Czech politicians mobilize to save Amazon investment plans
Major foreign investments in the Czech Republic have been thin on the ground in recent years. So Czech politicians now appear to be falling over themselves to make sure that Internet commerce giant Amazon pushes ahead with its plans on the outskirts of Prague and Brno.
Local inhabitants at the around 500-strong village of Dobrovíz near Prague voted in a local referendum against Amazon’s plans on a site already earmarked for industrial development. And prospects for the Brno distribution centre appeared threatened by the city’s council’s threats to penalize the multinational if a link road to the main Prague-Brno motorway is not built in time.

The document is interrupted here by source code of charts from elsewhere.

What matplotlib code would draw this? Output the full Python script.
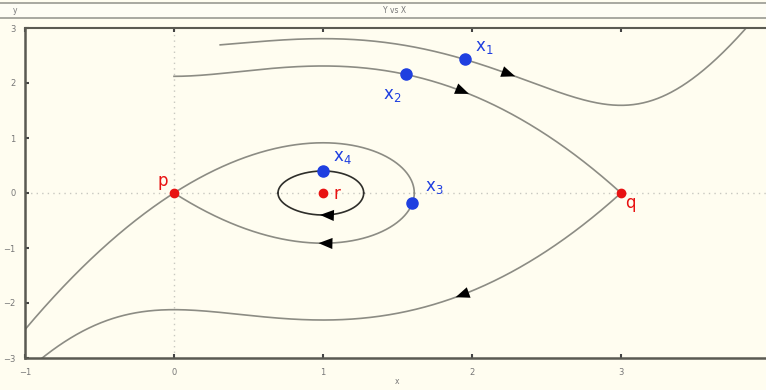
import numpy as np
import matplotlib
matplotlib.use("Agg")
import matplotlib.pyplot as plt

# phase plane of x' = y, y' = x (x - 1) (x - 3)
equilibria_x = [0.0, 3.0, 1.0]
equilibria_y = [0.0, 0.0, 0.0]
equilibria_names = ["p", "q", "r"]

points_x = [1.95, 1.56, 1.60, 1.00]
points_y = [2.43, 2.155, -0.185, 0.40]
points_names = ["1", "2", "3", "4"]

# x-ranges of the drawn branches of each trajectory
top_start = 0.31
arrow_x = [2.29, 1.98, 1.89, 0.97, 0.98]

BG = "#fffdf0"
CURVE = "#8c8c84"
BLUE = "#1f3fe0"
RED = "#e81212"


def g(x):
    return x**4 / 4 - 4 * x**3 / 3 + 3 * x**2 / 2


def energy(x, y):
    return y**2 / 2 - g(x)


def branch(E, a, b, sign, n=600):
    t = np.linspace(0, np.pi, n)
    x = a + (b - a) * (1 - np.cos(t)) / 2
    y = sign * np.sqrt(np.clip(2 * (E + g(x)), 0, None))
    return x, y


def turning_points(E):
    r = np.roots([0.25, -4 / 3, 1.5, 0, E])
    return np.sort(r[np.abs(r.imag) < 1e-6].real)


fig = plt.figure(figsize=(7.66, 3.9), dpi=100, facecolor=BG)

# header strip
bar = fig.add_axes([0, 1 - 18 / 390, 1, 15 / 390], facecolor="#fefdf4")
bar.set_xticks([])
bar.set_yticks([])
for s in ["left", "right"]:
    bar.spines[s].set_visible(False)
for s in ["top", "bottom"]:
    bar.spines[s].set_color("#9a9a92")
    bar.spines[s].set_linewidth(1.2)
bar.text(0.02, 0.5, "y", fontsize=5.5, color="#777", va="center", ha="center",
         transform=bar.transAxes)
bar.text(0.515, 0.5, "Y vs X", fontsize=5.5, color="#777", va="center",
         ha="center", transform=bar.transAxes)

ax = fig.add_axes([25 / 766, 32 / 390, 745 / 766, 330 / 390], facecolor=BG)
ax.set_xlim(-1, 4)
ax.set_ylim(-3, 3)

ax.axhline(0, color="#c8c8c0", lw=1, ls=(0, (1, 3)), zorder=0)
ax.axvline(0, color="#c8c8c0", lw=1, ls=(0, (1, 3)), zorder=0)

kw = dict(color=CURVE, lw=1.2, zorder=2)

# orbit through x1
E1 = energy(points_x[0], points_y[0])
ax.plot(*branch(E1, top_start, 4.0, 1), **kw)

# separatrix through q (contains x2)
Eq = energy(equilibria_x[1], equilibria_y[1])
ax.plot(*branch(Eq, 0.0, 3.0, 1), **kw)
ax.plot(*branch(Eq, -1.0, 3.0, -1), **kw)

# homoclinic loop through p (contains x3)
Ep = energy(equilibria_x[0], equilibria_y[0])
tp = turning_points(Ep)
right = tp[(tp > 0.5) & (tp < 3)][0]
for sgn in (1, -1):
    ax.plot(*branch(Ep, 0.0, right, sgn), **kw)
ax.plot(*branch(Ep, -1.0, 0.0, -1), **kw)

# closed orbit around r through x4
E4 = energy(points_x[3], points_y[3])
tp4 = turning_points(E4)
tp4 = tp4[(tp4 > 0.2) & (tp4 < 2)]
for sgn in (1, -1):
    ax.plot(*branch(E4, tp4[0], tp4[-1], sgn), color="#2e2e2a", lw=1.2, zorder=2)

# direction arrows
arrow_E = [E1, Eq, Eq, Ep, E4]
arrow_sign = [1, 1, -1, -1, -1]
for xa, E, sgn in zip(arrow_x, arrow_E, arrow_sign):
    ya = sgn * np.sqrt(2 * (E + g(xa)))
    dx, dy = ya, xa * (xa - 1) * (xa - 3)
    p0 = ax.transData.transform((xa, ya))
    d = ax.transData.transform((xa + dx * 1e-3, ya + dy * 1e-3)) - p0
    d = d / np.hypot(*d)
    tail = ax.transData.inverted().transform(p0 - d * 13)
    ax.annotate("", xy=(xa, ya), xytext=tail,
                arrowprops=dict(arrowstyle="-|>,head_length=1.0,head_width=0.4",
                                color="black", lw=0, shrinkA=0, shrinkB=0),
                zorder=4)

# labelled points
ax.plot(points_x, points_y, "o", color=BLUE, ms=8, zorder=5)
offsets = [(14, 9), (-10, -15), (16, 12), (14, 10)]
for x, y, n, off in zip(points_x, points_y, points_names, offsets):
    ax.annotate(r"$\mathregular{x_{%s}}$" % n, (x, y), xytext=off,
                textcoords="offset points", color=BLUE, fontsize=12,
                ha="center", va="center", zorder=6)

ax.plot(equilibria_x, equilibria_y, "o", color=RED, ms=6, zorder=5)
eq_offsets = [(-8, 9), (7, -7), (10, -1)]
for x, y, n, off in zip(equilibria_x, equilibria_y, equilibria_names, eq_offsets):
    ax.annotate(n, (x, y), xytext=off, textcoords="offset points",
                color=RED, fontsize=12, ha="center", va="center", zorder=6)

# frame and ticks
ax.set_xticks([-1, 0, 1, 2, 3])
ax.set_yticks([-3, -2, -1, 0, 1, 2, 3])
ax.tick_params(direction="in", length=3, width=1.5, color="#444",
               labelsize=6, labelcolor="#777", top=True, right=True,
               pad=7)
for s in ["left", "bottom", "top", "right"]:
    ax.spines[s].set_color("#5a5a52")
    ax.spines[s].set_linewidth(1.8)
ax.spines["top"].set_linewidth(1.5)

fig.text(397 / 766, 1 - 381 / 390, "x", fontsize=5.5, color="#777",
         ha="center", va="center")

fig.savefig("out.png", dpi=100, facecolor=BG)
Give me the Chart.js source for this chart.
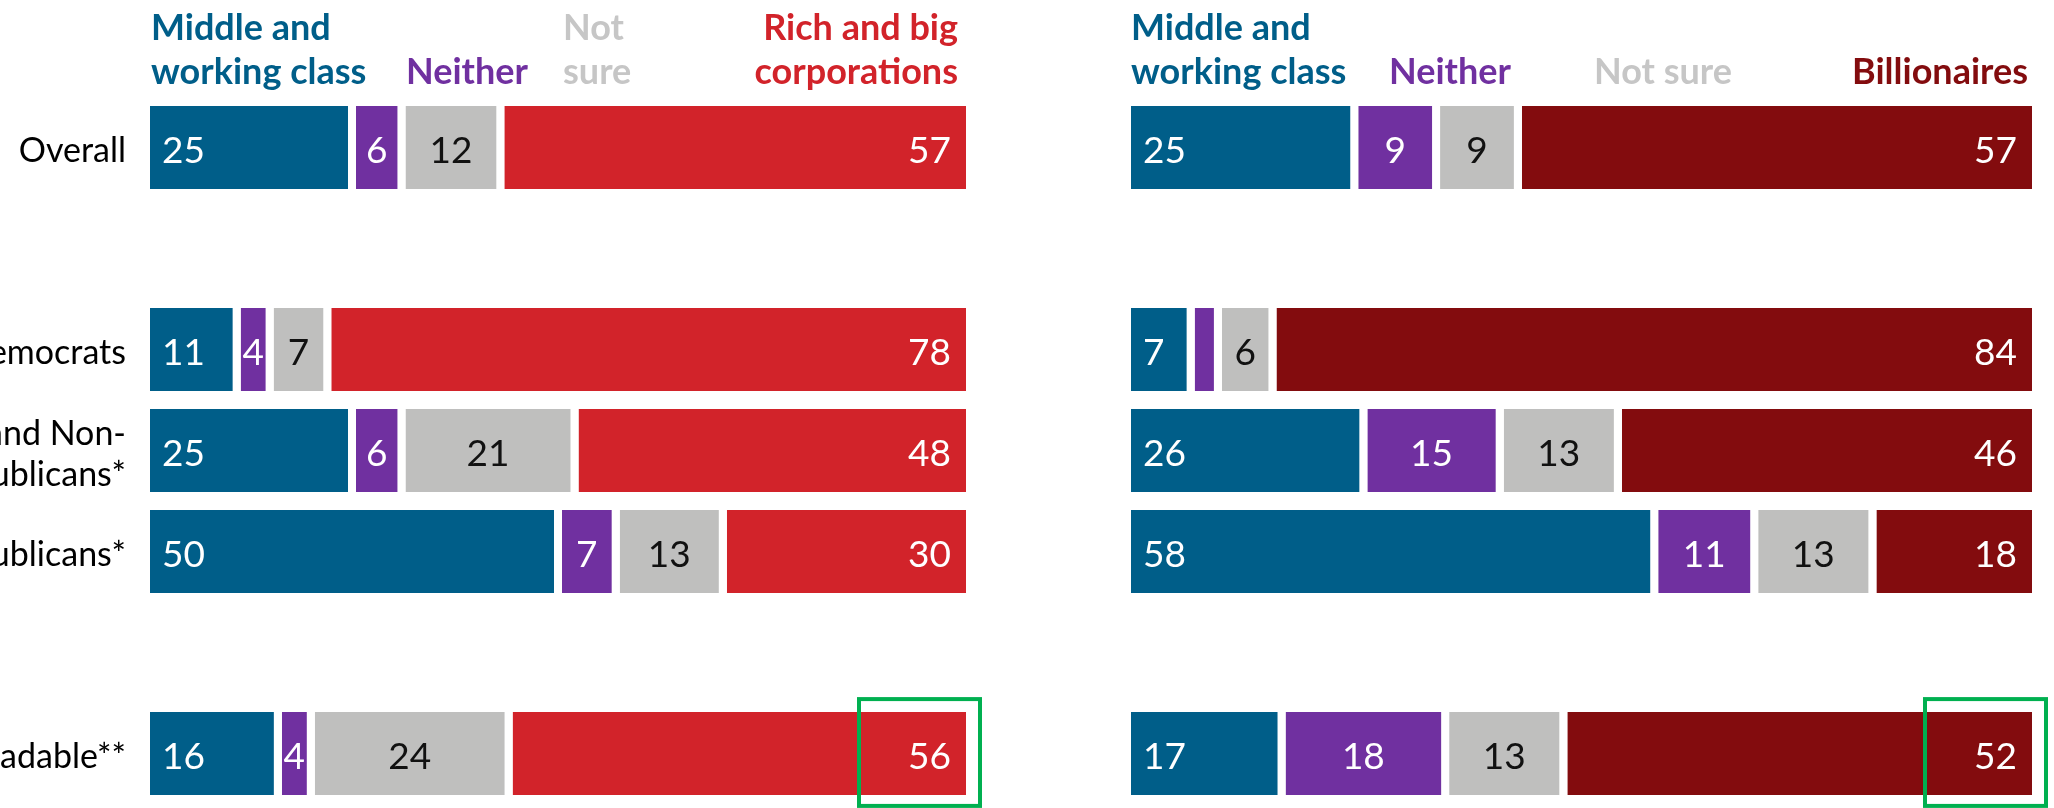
<!DOCTYPE html>
<html>
<head>
<meta charset="utf-8">
<script src="https://cdn.jsdelivr.net/npm/chart.js@4/dist/chart.umd.min.js"></script>
<style>
  html, body { margin: 0; padding: 0; background: #fff; overflow: hidden; }
  #wrap { position: relative; width: 2054px; height: 808px; }
  canvas { position: absolute; top: 0; }
  #left-chart { left: 0; }
  #right-chart { left: 1040px; }
</style>
</head>
<body>
<div id="wrap">
  <canvas id="left-chart" width="1040" height="808"></canvas>
  <canvas id="right-chart" width="1014" height="808"></canvas>
</div>
<script>
// rows (blank rows are the spacers between groups)
const rowLabels = ['Overall', '', 'Democrats', ['Independents and Non-', 'MAGA Republicans*'], 'MAGA Republicans*', '', 'Persuadable**'];

const leftSeries = ['Middle and working class', 'Neither', 'Not sure', 'Rich and big corporations'];
const rightSeries = ['Middle and working class', 'Neither', 'Not sure', 'Billionaires'];

const leftMiddle = [25, null, 11, 25, 50, null, 16];
const leftNeither = [6, null, 4, 6, 7, null, 4];
const leftNotSure = [12, null, 7, 21, 13, null, 24];
const leftRich = [57, null, 78, 48, 30, null, 56];

const rightMiddle = [25, null, 7, 26, 58, null, 17];
const rightNeither = [9, null, 3, 15, 11, null, 18];
const rightNotSure = [9, null, 6, 13, 13, null, 13];
const rightBillionaires = [57, null, 84, 46, 18, null, 52];

const BLUE = '#005E89';
const PURPLE = '#7030A0';
const GRAY = '#BFBFBE';
const RED = '#D2232A';
const DARKRED = '#830C0E';
const GAP = 8;
const FONT = 'Lato, "Open Sans", sans-serif';

// label placement per segment
const labelAlign = ['left', 'center', 'center', 'right'];
const labelColor = ['#fff', '#fff', '#111', '#fff'];

const valueLabels = {
  id: 'valueLabels',
  afterDatasetsDraw(chart) {
    const ctx = chart.ctx;
    ctx.save();
    ctx.font = '37px ' + FONT;
    ctx.textBaseline = 'middle';
    chart.data.datasets.forEach((ds, di) => {
      chart.getDatasetMeta(di).data.forEach((bar, i) => {
        const v = ds.data[i];
        if (v == null) return;
        const start = bar.base;
        const end = bar.x - GAP;
        const txt = String(v);
        const w = ctx.measureText(txt).width;
        if (end - start < w + 2) return;
        ctx.fillStyle = labelColor[di];
        const y = bar.y + 4;
        if (labelAlign[di] === 'left') {
          ctx.textAlign = 'left';
          ctx.fillText(txt, start + 12, y);
        } else if (labelAlign[di] === 'right') {
          ctx.textAlign = 'right';
          ctx.fillText(txt, end - 15, y);
        } else {
          ctx.textAlign = 'center';
          ctx.fillText(txt, (start + end) / 2, y);
        }
      });
    });
    ctx.restore();
  }
};

const headerText = {
  id: 'headerText',
  afterDraw(chart, args, opts) {
    const ctx = chart.ctx;
    ctx.save();
    ctx.font = 'bold 36px ' + FONT;
    ctx.textBaseline = 'alphabetic';
    opts.items.forEach((h) => {
      ctx.fillStyle = h.color;
      ctx.textAlign = h.align;
      const base = h.lines.length === 2 ? [40, 84] : [84];
      h.lines.forEach((line, k) => ctx.fillText(line, h.x, base[k]));
    });
    ctx.restore();
  }
};

// green box round the last value of the last row
const highlight = {
  id: 'highlight',
  afterDraw(chart) {
    const last = chart.data.datasets.length - 1;
    const bar = chart.getDatasetMeta(last).data[rowLabels.length - 1];
    const end = bar.x - GAP;
    const top = bar.y - bar.height / 2;
    const bottom = bar.y + bar.height / 2;
    const ctx = chart.ctx;
    ctx.save();
    ctx.strokeStyle = '#00B050';
    ctx.lineWidth = 4;
    ctx.strokeRect(end - 107, top - 13, 121, bottom - top + 24);
    ctx.restore();
  }
};

function makeChart(id, names, series, colors, headers, padding, showLabels) {
  const ctx = document.getElementById(id).getContext('2d');
  // eslint-disable-next-line no-undef,no-unused-vars
  return new Chart(ctx, {
    type: 'bar',
    data: {
      labels: rowLabels,
      datasets: series.map((data, i) => ({
        label: names[i],
        data: data,
        backgroundColor: colors[i],
        borderColor: '#fff',
        borderWidth: { top: 0, bottom: 0, left: 0, right: GAP },
        borderSkipped: false,
        barPercentage: 0.82,
        categoryPercentage: 1,
      })),
    },
    options: {
      indexAxis: 'y',
      responsive: false,
      animation: false,
      layout: { padding: padding },
      scales: {
        x: { stacked: true, min: 0, max: 100, display: false },
        y: {
          stacked: true,
          display: showLabels,
          grid: { display: false, drawTicks: false },
          border: { display: false },
          ticks: { color: '#000', padding: 24, labelOffset: 4, font: { family: FONT, size: 34 } },
          afterFit: (s) => {
            s.width = showLabels ? 150 : 0;
            s.paddingTop = 0;
            s.paddingBottom = 0;
          },
        },
      },
      plugins: {
        legend: { display: false },
        tooltip: { enabled: false },
        headerText: { items: headers },
      },
    },
    plugins: [valueLabels, headerText, highlight],
  });
}

makeChart('left-chart', leftSeries,
  [leftMiddle, leftNeither, leftNotSure, leftRich],
  [BLUE, PURPLE, GRAY, RED],
  [
    { lines: ['Middle and', 'working class'], color: BLUE, align: 'left', x: 151 },
    { lines: ['Neither'], color: PURPLE, align: 'left', x: 406 },
    { lines: ['Not', 'sure'], color: '#C6C6C6', align: 'left', x: 563 },
    { lines: ['Rich and big', 'corporations'], color: RED, align: 'right', x: 958 },
  ],
  { top: 97, bottom: 4, left: 0, right: 66 }, true);

makeChart('right-chart', rightSeries,
  [rightMiddle, rightNeither, rightNotSure, rightBillionaires],
  [BLUE, PURPLE, GRAY, DARKRED],
  [
    { lines: ['Middle and', 'working class'], color: BLUE, align: 'left', x: 91 },
    { lines: ['Neither'], color: PURPLE, align: 'left', x: 349 },
    { lines: ['Not sure'], color: '#C6C6C6', align: 'left', x: 554 },
    { lines: ['Billionaires'], color: DARKRED, align: 'right', x: 988 },
  ],
  { top: 97, bottom: 4, left: 91, right: 14 }, false);
</script>
</body>
</html>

But Amazon is clearly not the sort of investor you can mess around with too much. The multinational threatened to tear up its plans for thousands of Czech jobs and investments of around 5 billion crowns and site the distribution centres in Slovakia or Poland instead unless the planning and other obstacles started to disappear. Amazon is operating to a tight schedule. It wants its new Czech centres up and running by September this year, in time for the Christmas rush to dispatch goods across the whole of Central Europe.
The prospect of further foot dragging by councils and other state institutions has mobilized top Czech politicians on Amazon’s behalf. Social Democrat prime minister Bohuslav Sobotka on Monday night met with Brno’s mayor to smooth the problems facing the development there. Sobotka said after the meeting that the link road to the motorway will be given top priority by the state highways agency. Brno’s city council still has to vote in favour of selling some of the land needed for the Amazon site.
Minister of Industry and Trade, Jan Mládek, will be descending on Dobrovíz on Tuesday to sit in on a local council meeting which could decide whether to approve the Amazon site.Amazon and its local developers have already sought to calm villagers’ fears of heavy lorry traffic and noise by pledging a bypass to take the maximum 100 lorries a day that will use the distribution centre.
Finance Minister and ANO leader Andrej Babiš has also intervened. He has said it is unthinkable that the Czech Republic lose out on such a big investment because of local pettifogging.
As well as the two distribution centres, each employing around 2,000 workers and at peak periods up to 5,000, Amazon is also casting around for a Central European site for its strategic services and information technology.